* [PROBLEM STATEMENT]
In the listing that follows, locate the line containing "Emit a Python" and the line containing "return (H - MB - (y - OY)) / PH". Retype exactly those two lines and every line between them, and nothing more.

* [RECORDS SUPPLIED]
********
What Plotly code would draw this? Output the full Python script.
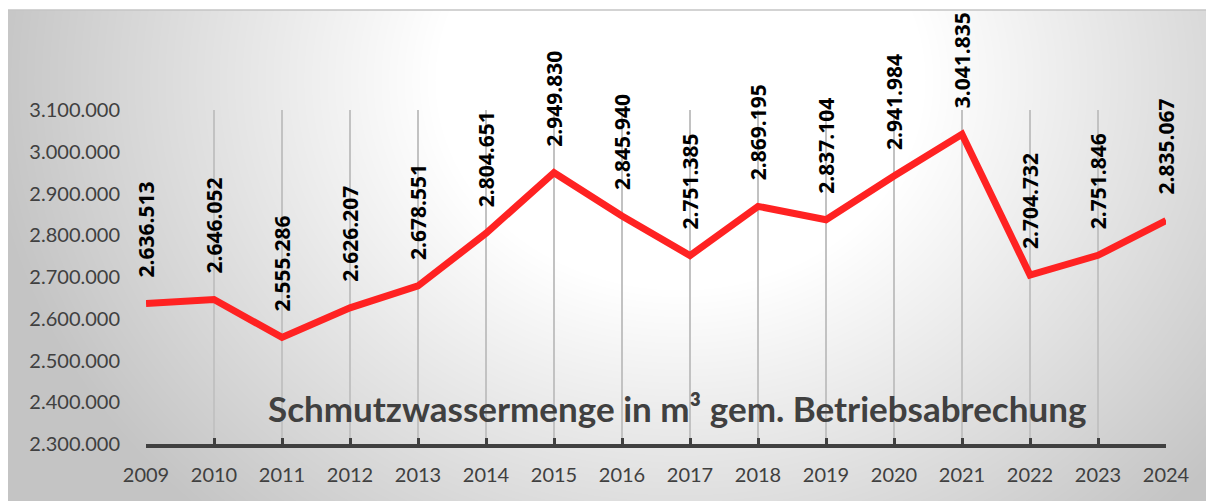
********
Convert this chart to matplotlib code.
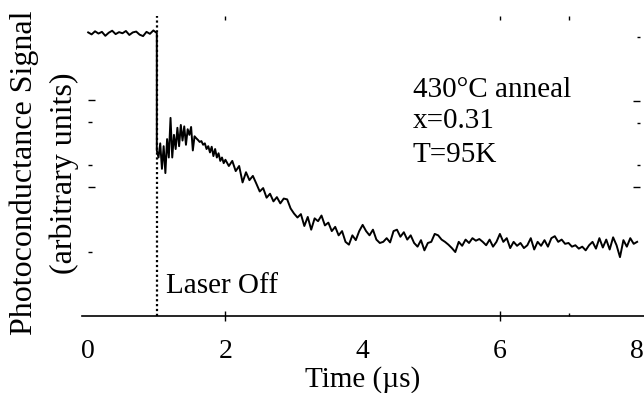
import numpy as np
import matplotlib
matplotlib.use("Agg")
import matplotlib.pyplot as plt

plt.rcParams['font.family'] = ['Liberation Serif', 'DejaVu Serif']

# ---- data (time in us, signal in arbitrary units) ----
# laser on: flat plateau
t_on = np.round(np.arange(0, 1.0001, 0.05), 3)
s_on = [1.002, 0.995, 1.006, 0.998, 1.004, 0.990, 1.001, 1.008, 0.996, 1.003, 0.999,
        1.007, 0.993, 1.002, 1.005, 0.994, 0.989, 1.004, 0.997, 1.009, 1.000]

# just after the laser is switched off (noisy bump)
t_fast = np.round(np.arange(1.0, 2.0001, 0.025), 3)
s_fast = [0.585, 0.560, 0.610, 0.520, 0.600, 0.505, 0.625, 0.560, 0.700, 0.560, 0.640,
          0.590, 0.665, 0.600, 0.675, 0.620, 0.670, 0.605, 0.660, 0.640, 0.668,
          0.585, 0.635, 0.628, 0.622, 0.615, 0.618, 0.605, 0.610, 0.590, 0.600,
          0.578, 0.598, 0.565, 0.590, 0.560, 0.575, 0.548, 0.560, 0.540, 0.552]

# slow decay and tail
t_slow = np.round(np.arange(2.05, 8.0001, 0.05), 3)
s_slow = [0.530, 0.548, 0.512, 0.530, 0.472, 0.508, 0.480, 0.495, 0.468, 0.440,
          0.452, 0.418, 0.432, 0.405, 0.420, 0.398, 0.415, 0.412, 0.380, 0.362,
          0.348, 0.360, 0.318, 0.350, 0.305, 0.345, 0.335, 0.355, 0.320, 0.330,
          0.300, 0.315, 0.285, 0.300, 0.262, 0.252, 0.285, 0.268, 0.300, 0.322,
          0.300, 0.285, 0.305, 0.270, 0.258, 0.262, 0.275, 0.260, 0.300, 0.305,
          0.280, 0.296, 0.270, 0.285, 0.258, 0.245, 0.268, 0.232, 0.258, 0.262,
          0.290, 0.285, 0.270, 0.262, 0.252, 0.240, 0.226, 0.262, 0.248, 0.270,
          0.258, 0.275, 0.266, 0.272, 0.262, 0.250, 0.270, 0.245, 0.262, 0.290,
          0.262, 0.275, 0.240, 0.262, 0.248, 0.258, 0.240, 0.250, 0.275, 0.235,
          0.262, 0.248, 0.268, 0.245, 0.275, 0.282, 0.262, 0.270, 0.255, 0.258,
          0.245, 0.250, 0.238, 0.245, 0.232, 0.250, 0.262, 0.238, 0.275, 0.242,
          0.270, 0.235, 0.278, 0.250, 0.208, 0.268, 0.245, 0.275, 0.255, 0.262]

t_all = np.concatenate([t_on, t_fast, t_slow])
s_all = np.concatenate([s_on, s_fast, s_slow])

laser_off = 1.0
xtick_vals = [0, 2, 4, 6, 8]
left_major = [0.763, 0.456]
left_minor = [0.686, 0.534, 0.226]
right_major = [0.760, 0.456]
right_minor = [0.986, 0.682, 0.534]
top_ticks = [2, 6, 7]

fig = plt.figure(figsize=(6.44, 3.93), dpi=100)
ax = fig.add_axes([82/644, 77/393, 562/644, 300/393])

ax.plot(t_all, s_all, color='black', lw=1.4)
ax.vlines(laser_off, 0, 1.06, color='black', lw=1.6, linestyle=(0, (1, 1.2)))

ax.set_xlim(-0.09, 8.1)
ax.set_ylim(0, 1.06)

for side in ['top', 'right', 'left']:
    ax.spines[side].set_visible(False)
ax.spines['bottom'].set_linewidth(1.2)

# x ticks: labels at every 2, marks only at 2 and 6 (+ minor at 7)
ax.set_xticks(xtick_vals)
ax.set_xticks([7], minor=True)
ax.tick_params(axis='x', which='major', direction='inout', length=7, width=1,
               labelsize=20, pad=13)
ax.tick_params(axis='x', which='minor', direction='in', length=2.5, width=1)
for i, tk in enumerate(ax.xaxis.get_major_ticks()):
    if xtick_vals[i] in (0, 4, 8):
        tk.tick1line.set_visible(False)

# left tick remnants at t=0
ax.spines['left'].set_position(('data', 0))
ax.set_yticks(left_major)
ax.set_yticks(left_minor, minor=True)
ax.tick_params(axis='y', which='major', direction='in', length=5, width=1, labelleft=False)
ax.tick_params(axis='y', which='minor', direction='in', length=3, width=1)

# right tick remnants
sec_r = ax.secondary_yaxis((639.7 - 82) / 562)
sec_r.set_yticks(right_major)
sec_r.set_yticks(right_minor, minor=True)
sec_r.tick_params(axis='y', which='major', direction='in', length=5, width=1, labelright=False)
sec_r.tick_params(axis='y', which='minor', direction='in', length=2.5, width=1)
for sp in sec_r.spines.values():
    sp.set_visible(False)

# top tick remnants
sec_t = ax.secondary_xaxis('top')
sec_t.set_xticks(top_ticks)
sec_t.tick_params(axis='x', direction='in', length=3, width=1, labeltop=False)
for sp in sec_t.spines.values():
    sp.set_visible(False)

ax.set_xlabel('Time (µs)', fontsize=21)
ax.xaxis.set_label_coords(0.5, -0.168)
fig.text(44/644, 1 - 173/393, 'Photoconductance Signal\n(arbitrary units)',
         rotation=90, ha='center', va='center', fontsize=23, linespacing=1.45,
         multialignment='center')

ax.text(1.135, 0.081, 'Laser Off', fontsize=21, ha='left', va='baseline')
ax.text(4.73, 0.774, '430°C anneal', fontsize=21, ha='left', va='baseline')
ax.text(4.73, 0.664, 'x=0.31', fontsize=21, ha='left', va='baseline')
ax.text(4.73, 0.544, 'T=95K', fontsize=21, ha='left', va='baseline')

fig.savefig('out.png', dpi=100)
********
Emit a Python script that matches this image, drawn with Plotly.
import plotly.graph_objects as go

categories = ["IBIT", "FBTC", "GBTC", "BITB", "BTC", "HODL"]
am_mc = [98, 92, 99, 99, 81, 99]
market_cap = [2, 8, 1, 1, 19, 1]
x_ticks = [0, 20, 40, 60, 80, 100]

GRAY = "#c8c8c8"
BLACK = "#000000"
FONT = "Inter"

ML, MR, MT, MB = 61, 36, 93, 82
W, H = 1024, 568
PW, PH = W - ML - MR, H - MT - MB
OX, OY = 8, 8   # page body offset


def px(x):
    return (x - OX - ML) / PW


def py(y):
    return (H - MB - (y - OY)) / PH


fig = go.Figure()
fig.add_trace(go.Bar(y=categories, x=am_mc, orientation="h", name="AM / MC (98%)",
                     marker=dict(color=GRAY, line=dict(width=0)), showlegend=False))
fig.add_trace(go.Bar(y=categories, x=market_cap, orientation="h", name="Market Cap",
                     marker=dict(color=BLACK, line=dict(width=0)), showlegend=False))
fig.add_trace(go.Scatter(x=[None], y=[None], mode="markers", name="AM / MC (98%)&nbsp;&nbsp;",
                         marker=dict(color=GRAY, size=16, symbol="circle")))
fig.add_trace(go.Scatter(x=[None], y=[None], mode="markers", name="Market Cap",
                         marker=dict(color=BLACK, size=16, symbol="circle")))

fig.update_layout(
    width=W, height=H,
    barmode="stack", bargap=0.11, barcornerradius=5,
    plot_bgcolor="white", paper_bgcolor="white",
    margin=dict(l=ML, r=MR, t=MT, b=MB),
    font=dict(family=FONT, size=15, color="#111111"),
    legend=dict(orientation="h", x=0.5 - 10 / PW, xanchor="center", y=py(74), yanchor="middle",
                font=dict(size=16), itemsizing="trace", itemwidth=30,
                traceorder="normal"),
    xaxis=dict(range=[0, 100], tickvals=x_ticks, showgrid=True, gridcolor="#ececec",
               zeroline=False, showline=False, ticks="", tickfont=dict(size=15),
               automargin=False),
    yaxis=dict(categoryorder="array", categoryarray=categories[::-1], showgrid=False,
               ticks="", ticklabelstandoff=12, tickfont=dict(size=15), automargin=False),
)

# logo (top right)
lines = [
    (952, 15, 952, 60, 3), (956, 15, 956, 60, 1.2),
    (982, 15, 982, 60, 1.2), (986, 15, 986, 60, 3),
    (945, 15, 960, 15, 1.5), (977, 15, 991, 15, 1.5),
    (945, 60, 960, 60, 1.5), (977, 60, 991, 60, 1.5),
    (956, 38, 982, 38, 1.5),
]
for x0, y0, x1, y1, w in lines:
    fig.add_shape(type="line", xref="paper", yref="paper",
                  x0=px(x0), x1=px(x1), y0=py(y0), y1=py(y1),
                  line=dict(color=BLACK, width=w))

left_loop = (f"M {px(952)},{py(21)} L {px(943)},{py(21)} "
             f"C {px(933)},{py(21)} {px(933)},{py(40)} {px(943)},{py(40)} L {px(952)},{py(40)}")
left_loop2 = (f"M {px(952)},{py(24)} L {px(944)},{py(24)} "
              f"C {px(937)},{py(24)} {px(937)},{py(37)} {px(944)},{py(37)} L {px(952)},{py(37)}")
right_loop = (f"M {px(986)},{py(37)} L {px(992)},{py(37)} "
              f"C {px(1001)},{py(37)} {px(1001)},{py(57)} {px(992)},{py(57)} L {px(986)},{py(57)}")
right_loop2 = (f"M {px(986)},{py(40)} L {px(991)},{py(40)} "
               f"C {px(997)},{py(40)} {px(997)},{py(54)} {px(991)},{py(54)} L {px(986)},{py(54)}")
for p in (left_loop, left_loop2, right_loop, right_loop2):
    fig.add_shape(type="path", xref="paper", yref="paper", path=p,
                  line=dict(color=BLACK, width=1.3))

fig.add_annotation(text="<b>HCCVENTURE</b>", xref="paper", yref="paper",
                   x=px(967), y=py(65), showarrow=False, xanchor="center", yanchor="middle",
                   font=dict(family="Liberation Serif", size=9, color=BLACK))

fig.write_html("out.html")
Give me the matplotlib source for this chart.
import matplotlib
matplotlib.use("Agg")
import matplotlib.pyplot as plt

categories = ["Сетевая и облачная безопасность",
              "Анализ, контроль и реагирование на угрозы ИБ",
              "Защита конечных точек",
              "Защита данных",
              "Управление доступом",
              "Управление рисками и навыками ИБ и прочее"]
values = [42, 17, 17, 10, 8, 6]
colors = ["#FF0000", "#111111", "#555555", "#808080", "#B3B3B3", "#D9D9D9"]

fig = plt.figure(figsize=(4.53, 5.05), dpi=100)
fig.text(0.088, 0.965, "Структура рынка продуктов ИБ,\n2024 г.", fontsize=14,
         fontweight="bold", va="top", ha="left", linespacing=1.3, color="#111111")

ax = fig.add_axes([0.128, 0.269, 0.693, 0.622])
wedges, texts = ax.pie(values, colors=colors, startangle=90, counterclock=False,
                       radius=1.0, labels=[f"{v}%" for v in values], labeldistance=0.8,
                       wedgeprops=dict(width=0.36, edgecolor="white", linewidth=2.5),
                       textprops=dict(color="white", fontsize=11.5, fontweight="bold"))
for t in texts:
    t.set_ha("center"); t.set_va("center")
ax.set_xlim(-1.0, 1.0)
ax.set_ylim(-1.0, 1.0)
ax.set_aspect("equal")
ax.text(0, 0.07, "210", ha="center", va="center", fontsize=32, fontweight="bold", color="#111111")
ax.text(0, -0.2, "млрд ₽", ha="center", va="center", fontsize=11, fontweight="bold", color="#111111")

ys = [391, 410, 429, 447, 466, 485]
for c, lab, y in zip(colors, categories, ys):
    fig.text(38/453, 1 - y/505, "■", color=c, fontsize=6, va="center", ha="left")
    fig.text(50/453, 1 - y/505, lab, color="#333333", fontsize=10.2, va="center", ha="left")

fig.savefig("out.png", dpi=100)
********
* [FINISHED EXERCISE]
Emit a Python script that matches this image, drawn with Plotly.
import plotly.graph_objects as go

categories = ["IBIT", "FBTC", "GBTC", "BITB", "BTC", "HODL"]
am_mc = [98, 92, 99, 99, 81, 99]
market_cap = [2, 8, 1, 1, 19, 1]
x_ticks = [0, 20, 40, 60, 80, 100]

GRAY = "#c8c8c8"
BLACK = "#000000"
FONT = "Inter"

ML, MR, MT, MB = 61, 36, 93, 82
W, H = 1024, 568
PW, PH = W - ML - MR, H - MT - MB
OX, OY = 8, 8   # page body offset


def px(x):
    return (x - OX - ML) / PW


def py(y):
    return (H - MB - (y - OY)) / PH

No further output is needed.